Con "La invención musical" Federico Monjeau ha logrado un libro apasionante, de lectura exigente, sobre la teoría musical y la forma de concebir la historia de la música. El volumen se divide en tres partes ("Progreso", "Forma" y "Metáfora") y, según el autor, cada una lleva a la otra. Se trata de un recorrido que toma su punto de partida a comienzos del siglo XX, desde un intercambio epistolar entre Arnold Schoenberg y Ferruccio Busoni, y llega al menos hasta Morton Feldman y la relación de su obra con la del pintor Mark Rothko.

El intercambio epistolar entre Schoenberg y Busoni versa sobre la interpretación de dos piezas para piano del primero. Las cartas, según las lee Monjeau, exponen el corazón de un problema: ¿cómo progresa la música?, ¿una obra de hoy es superior a una de ayer?, ¿funciona la idea de acumulación en la historia de la música y del arte?

Monjeau sostiene que, a diferencia de la ciencia, en la música ningún progreso suprime a las obras anteriores. "Un descubrimiento científico necesariamente oscurece al anterior", escribe, aunque también pone en entredicho esa seguridad apelando a Thomas Kuhn cuando éste niega la historia de la ciencia como proceso progresivo-acumulativo.

El tema del progreso es extensivo a todo el arte. ¿Por qué pueden convivir obras de hace siglos con las del presente? ¿Por qué las de hoy no son superiores, o no hacen olvidar a las antiguas, después de tanta experiencia? Monjeau plantea, basándose en Karl Popper y en E. H. Gombrich, que en realidad la historia del arte depende en gran medida de las relaciones que las obras tienen entre sí. Es decir, en el caso puntual de la música, las obras siempre están reescribiendo composiciones anteriores, actualizándolas o poniéndolas a distancia.

En ese sentido, Monjeau recuerda cómo hasta 1829 la música anterior era sólo una cuestión de compositores: no se interpretaba en público. La fecha corresponde al concierto en que Felix Mendelssohn "exhumó y dirigió «La Pasión según San Mateo» en Berlín, exactamente un siglo después de su estreno en Leipzig, y estableció la práctica de tocar música antigua en los conciertos. Hasta entonces la historia musical había transcurrido como un asunto más bien privado de los compositores. La música de Bach se transmitió a las generaciones posteriores gracias a un reducido y devoto puñado de músicos".

Ese "pase del testigo", esa privacidad, demuestra hasta qué punto opera la idea de diálogo entre las obras. En su primer movimiento, era de consumo interno; en un segundo, se hizo extensivo al público, con la apertura de nuevos interrogantes, pese a que Walter Benjamin haya dicho que ninguna sinfonía está dedicada a quien la escucha, una concepción que Monjeau pone en duda.

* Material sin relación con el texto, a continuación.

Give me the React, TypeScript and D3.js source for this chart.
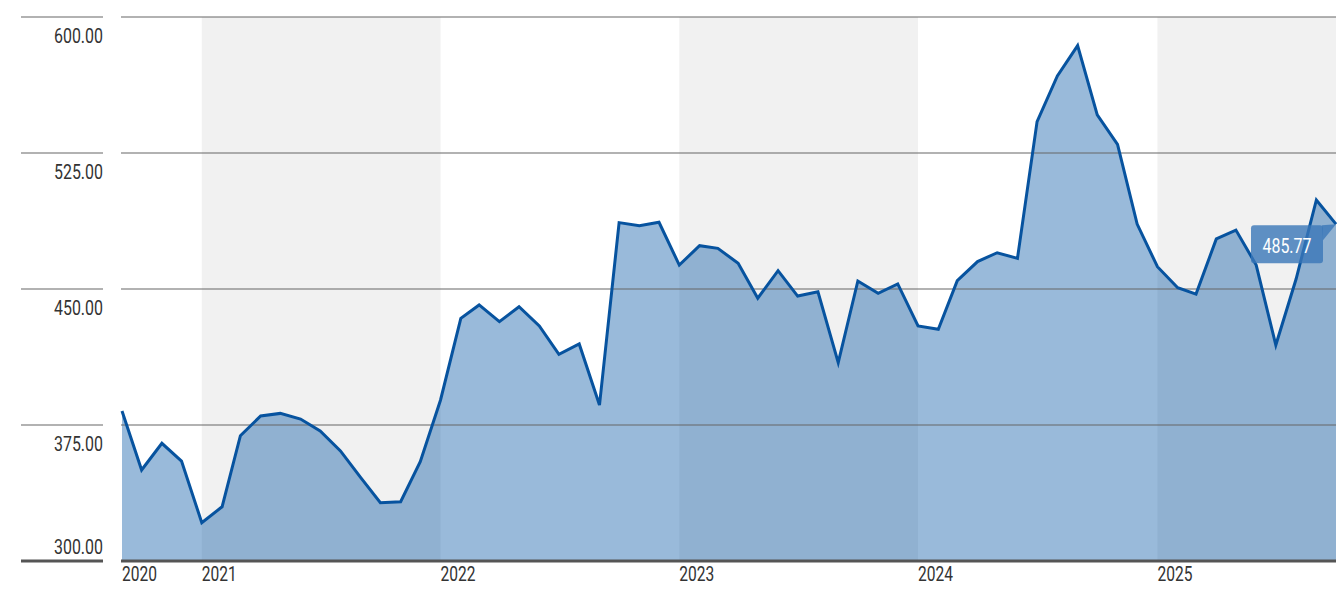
import React from "react";
import * as d3 from "d3";

const startMonth = "2020-09";
const values: number[] = [
  382.7, 350.2, 364.9, 355.1,
  321.1, 329.9, 369.1, 380.0, 381.4, 378.3, 371.7, 360.7, 346.0, 332.1, 332.7, 354.8,
  388.8, 433.8, 441.2, 432.0, 440.2, 429.6, 414.0, 419.7, 386.0, 486.6, 484.9, 486.8,
  463.2, 473.9, 472.4, 464.2, 444.9, 460.1, 446.1, 448.5, 409.4, 454.4, 447.6, 452.8,
  429.6, 427.8, 454.6, 465.1, 470.0, 466.9, 542.3, 567.5, 584.2, 546.0, 529.8, 485.8,
  462.3, 450.7, 447.2, 477.6, 482.5, 463.2, 419.1, 455.5, 499.1, 485.77,
];
const yTicks = [300, 375, 450, 525, 600];
const yearTicks = [2020, 2021, 2022, 2023, 2024, 2025];
const shadedYears = [2021, 2023, 2025];
const lastLabel = "485.77";

const W = 1344;
const H = 605;
const FONT = "Roboto, 'DejaVu Sans Condensed', sans-serif";

export default function App() {
  const start = d3.timeParse("%Y-%m")(startMonth)!;
  const data = values.map((v, i) => ({ date: d3.timeMonth.offset(start, i), v }));
  const x0 = 122, x1 = 1336, yTop = 17, yBot = 561;
  const x = d3.scaleTime().domain([data[0].date, data[data.length - 1].date]).range([x0, x1]);
  const y = d3.scaleLinear().domain([300, 600]).range([yBot, yTop]);

  const area = d3.area<{ date: Date; v: number }>()
    .x((d) => x(d.date)).y0(yBot).y1((d) => y(d.v));
  const line = d3.line<{ date: Date; v: number }>()
    .x((d) => x(d.date)).y((d) => y(d.v));

  const endDate = data[data.length - 1].date;
  const bands = shadedYears.map((yr) => {
    const a = x(new Date(yr, 0, 1));
    const b = Math.min(x(new Date(yr + 1, 0, 1)), x(endDate));
    return { a, b };
  });

  const last = data[data.length - 1];
  const lx = x(last.date), ly = y(last.v);
  const boxR = lx - 13, boxL = boxR - 72, boxT = ly + 1, boxB = ly + 39;

  return (
    <svg width={W} height={H} style={{ display: "block", position: "absolute", left: 0, top: 0 }}>
      <rect x={0} y={0} width={W} height={H} fill="#ffffff" />
      {bands.map((b, i) => (
        <rect key={i} x={b.a} y={yTop} width={b.b - b.a} height={yBot - yTop} fill="#f1f1f1" />
      ))}
      <path d={area(data)!} fill="rgb(0,82,163)" fillOpacity={0.4} />
      {yTicks.map((t) => {
        const yy = y(t);
        const base = t === 300;
        return (
          <g key={t}>
            <line x1={21} x2={103} y1={yy} y2={yy} stroke={base ? "#555" : "#666"} strokeWidth={base ? 3 : 1.2} />
            <line x1={121} x2={x1} y1={yy} y2={yy} stroke={base ? "#555" : "#666"} strokeWidth={base ? 3 : 1.2} />
            <text x={103} y={base ? yy - 7 : yy + 25.5} textAnchor="end" fontFamily={FONT} fontWeight={400}
              fontSize={19.5} fill="#333" textLength={49} lengthAdjust="spacingAndGlyphs">
              {d3.format(".2f")(t)}
            </text>
          </g>
        );
      })}
      <path d={line(data)!} fill="none" stroke="#07539f" strokeWidth={3} strokeLinejoin="miter" />
      {yearTicks.map((yr, i) => {
        const xx = i === 0 ? x0 : x(new Date(yr, 0, 1));
        return (
          <text key={yr} x={xx} y={581} fontFamily={FONT} fontWeight={400} fontSize={19.5} fill="#333"
            textLength={35} lengthAdjust="spacingAndGlyphs">
            {yr}
          </text>
        );
      })}
      <g>
        <rect x={boxL} y={boxT} width={boxR - boxL} height={boxB - boxT} rx={3} fill="#3a77b8" fillOpacity={0.8} />
        <path d={`M${boxR - 1},${boxT} L${lx},${ly} L${boxR},${boxT + 15} Z`} fill="#3a77b8" fillOpacity={0.8} />
        <text x={(boxL + boxR) / 2} y={boxB - 10} textAnchor="middle" fontFamily={FONT} fontWeight={400}
          fontSize={19.5} fill="#ffffff" textLength={49} lengthAdjust="spacingAndGlyphs">
          {lastLabel}
        </text>
      </g>
    </svg>
  );
}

El análisis de Monjeau, ejemplificado con transcripciones musicales que no entorpecen la lectura del no especialista, hace recordar a la esfera pensada por Pascal, según la definía Borges, una circunferencia cuyo centro está en todas partes y en ninguna, quizá porque es la "inminencia de una revelación que no se produce" y porque la música, como la literatura, es un arte capaz de parodiarse, exaltarse, simular y cortejar su fin (otra vez Borges).